Reminds me of a movie from last year – Duplicity. Anybody see it? I’m sure some of you did, though I’d challenge anybody to recount the plot. Easier to remember its stars – Julia Roberts and Clive Owen, a little eye candy for everyone. Anyway, in the movie Roberts and Owen are first rivals and later lovers despite working for competing corporate espionage squads. They conspire to steal a prize product – a cure for male pattern balding. As an editor at Men’s Health, I’m pretty sure that would be a big deal.

And we are at an important time in our congregational life. Two weeks from now, we’ll gather to articulate a vision of what we want this community to be. For those who have been here for some time—more than 5 years, say—this is a pretty familiar drill. If you’re newer, you probably will find this a novel idea. If you grew up Catholic, for example, the parish priest never asked you to help envision the Church’s next 5 years (though, honestly, it wouldn’t hurt for that church to try now; it’s never good when the two things that come to mind about a church are creepy pedophilia and obstructionism; if ever there was a time and place to look for fresh thinking, now and the Catholic Church would be a good place to start).

But back to Thomas Paine: The business of creating a shared vision requires first that we build a shared trust—a safe area in which we can share thoughts that might stray far from where we are now; that allow for possibilities that perhaps aren’t apparent to all of us; a place where we can hear, discern, and then react.

And this place needs to be large enough to accommodate all of us. My wife Virginia and I have a term for the 33 or so people in this community who invariably show up for events like church visioning sessions—”The Usual Suspects. Well, “rounding up the usual suspects” is no path to a shared vision. We need new suspects. If you are in this room, we need your perspective, your energy.

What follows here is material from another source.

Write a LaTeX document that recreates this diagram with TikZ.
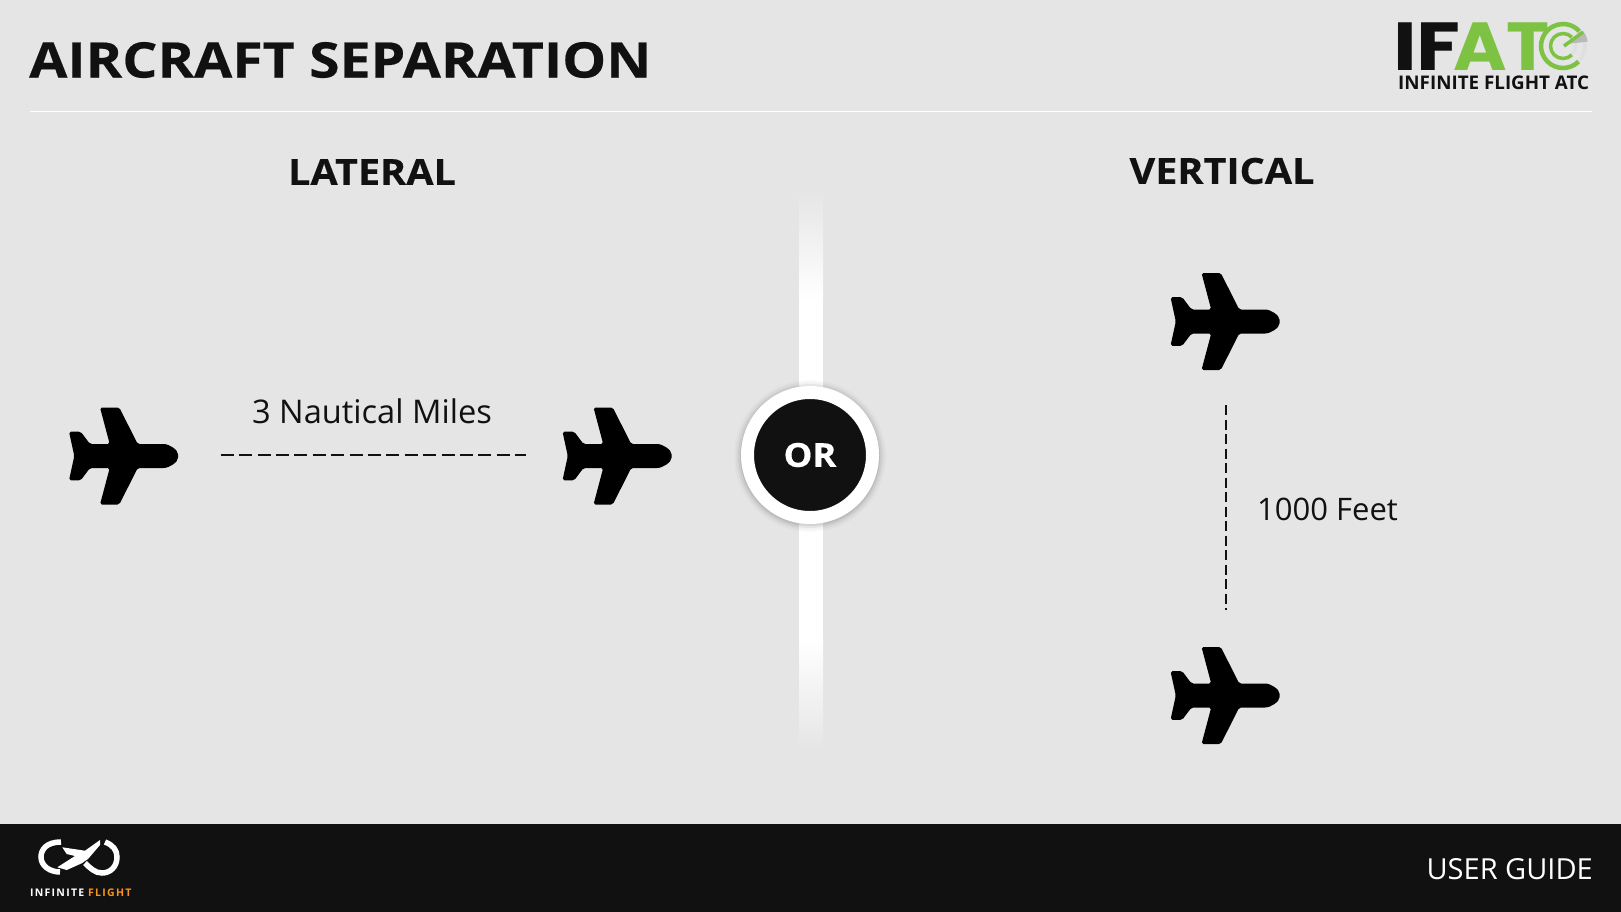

If our first principle calls us to respect the worth and dignity of each person, then we need each of those people in our community to take part in shaping our shared vision—and in making it a reality. There is no greater incentive to become involved than to have been there at its creation.

And we will not succeed unless all the people in this community articulate a vision, wrestle with it, embrace it, and commit to it.

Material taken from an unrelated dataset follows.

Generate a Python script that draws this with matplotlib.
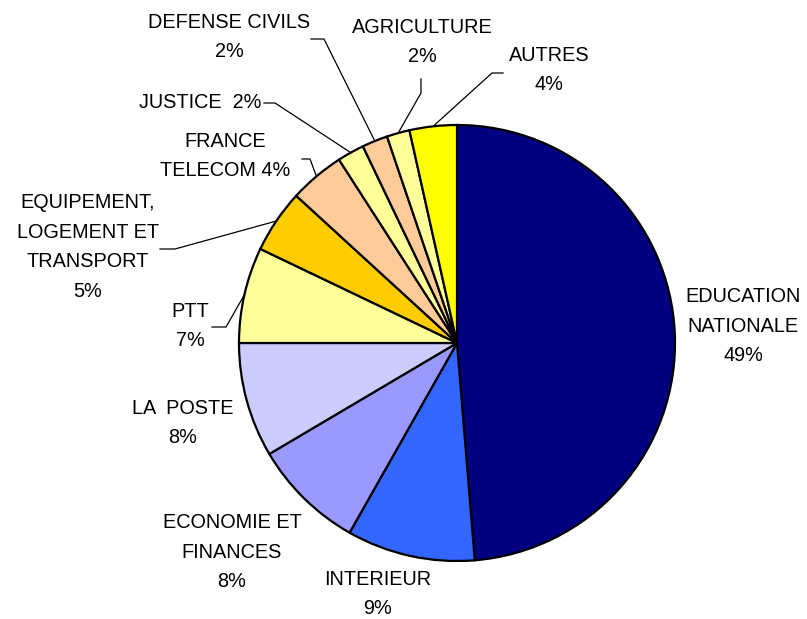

Some Sunday mornings, I sit in my seat, about halfway back on the right side there, and we sing a song together, and I can feel the strength of this community building around me. This began before Rev. Bryant joined us, but it’s certainly strengthened in the past nine months. We’re at a time brimming with excitement and potential.

We’ve been here before; previously, not much changed. Why? Because we clung to what we were instead of what we could become. We tried to make new realities confirm to old assumptions, rather than challenge those old assumptions.

We sit at that same point again. And we will need all the courage and trust we can muster to imagine a vibrant and loving community with room enough for all those folks who we know live around here without a faith community, but who would find our perspective affirming and maybe even life-changing.

What could we become? I have ideas, and I know you do, too. Bring them here two weeks from now. Share them. Listen. Listen some more.

And think about these questions: How do I build a culture of trust around me? How do I exhibit trust in others? And how do I live up to the trust others put in me? Because the surest way to breed cynicism is to fail to follow-through on what you say you will do.

We often quote Margaret Mead around here: “Never doubt that a small group of thoughtful, committed citizens can change the world. Indeed, it is the only thing that ever has.”

It’s time for this “small group of thoughtful, committed citizens” to change its world. Matthew McConaughey would be proud.

That’s a joke. And a closing. Blessed be.